Here's a recap of the things Trump made Spicer defend that I put together when he resigned:
There was the inauguration crowds incident. There was the time he took issue with calling Trump's travel ban a “ban,” despite the White House having repeatedly referred to it as such. There was the time he insisted Trump's tweeting of the clearly misspelled word “covfefe” was actually intentional and “a small group of people know exactly what he meant.” There was the time he said Trump doesn't have a bathrobe — only to find plenty of past photographic evidence of Trump's affinity for them. There was the time he suggested the former head of Trump's campaign “played a very limited role for a very limited amount of time.” And on and on and on.
Oh, and that doesn't even include when Spicer awkwardly explained that Trump had fired Comey at the recommendation of the Justice Department, which got the ball rolling on its own. Shortly thereafter, Trump blurted out in an NBC News interview that he was going to fire Comey regardless and cited the Russia investigation as being on his mind. You can bet this sequence will be a focus for investigators; it also happened to make Spicer look like a fool.

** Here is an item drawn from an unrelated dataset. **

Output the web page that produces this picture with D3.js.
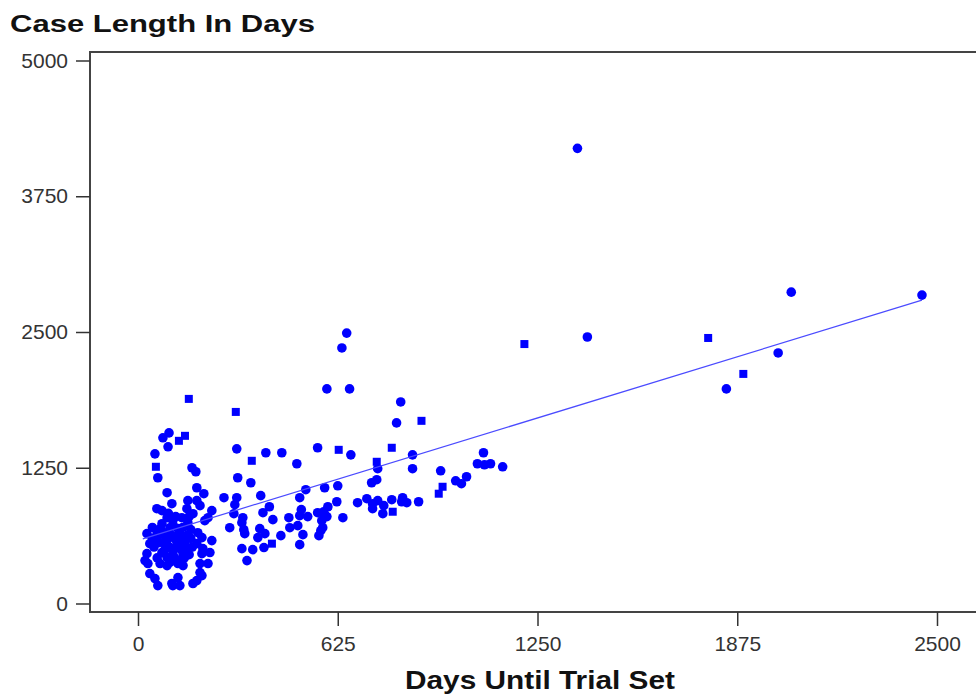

While Spicer's torture was more public, Priebus got a heavy helping of it, too — particularly in the brief period when Scaramucci came on board, during which Priebus exited. Not only had Priebus opposed the move, but Scaramucci proceeded to call into CNN and publicly attack Priebus, accusing him of leaking information and challenging him to prove that he wasn't. Trump apparently signed off on the appearance, with Scaramucci saying he had just spoken with the president before calling in.
Later that day, the New Yorker's Ryan Lizza published that foul-mouthed interview with Scaramucci, in which Scaramucci called Priebus a “paranoid schizophrenic, a paranoiac,” and accused him of “cock-blocking” Scaramucci's hiring. He also acknowledged in the interview that he was going to send a suggestive tweet about Priebus being a leaker to mess with him.
And there were other examples, as New York magazine's Jonathan Chait recapped:
Now, the Washington Post reveals Trump ordered Priebus to kill a fly. (“As the fly continued to circle, Trump summoned his chief of staff and tasked him with killing the insect, according to someone familiar with the incident.”)Priebus was apparently the most frequent target of Trump’s habitual bullying. The president “told associates that Priebus would make a good car salesman” and “mocked him for expressing excitement when he spotted his house from Air Force One, flying over Wisconsin,” reports Politico.
None of this is to suggest either is bent on revenge or anything like that. And a witness is always compelled to tell the truth to investigators, so any lingering hard feelings toward the president may not even affect their responses. We also don't know exactly how those interviews will be conducted yet. Jack Sharman, who served as special counsel during Bill Clinton's Whitewater scandal, said they will likely result in memos being produced, though those memos may not be shared publicly.
But, as Sharman also noted, Priebus and Spicer could assert their Fifth Amendment rights against self-incrimination or try to assert executive privilege and say their conversations with Trump can't be shared. The latter would likely result in the Supreme Court deciding whether their claims are valid, as it did during Watergate.
In other words, their level of loyalty to Trump could matter. And Trump isn't big on loyalty to others. He is a man who isn't afraid to needle, cajole and oftentimes embarrass those around him. That approach may not always serve him well.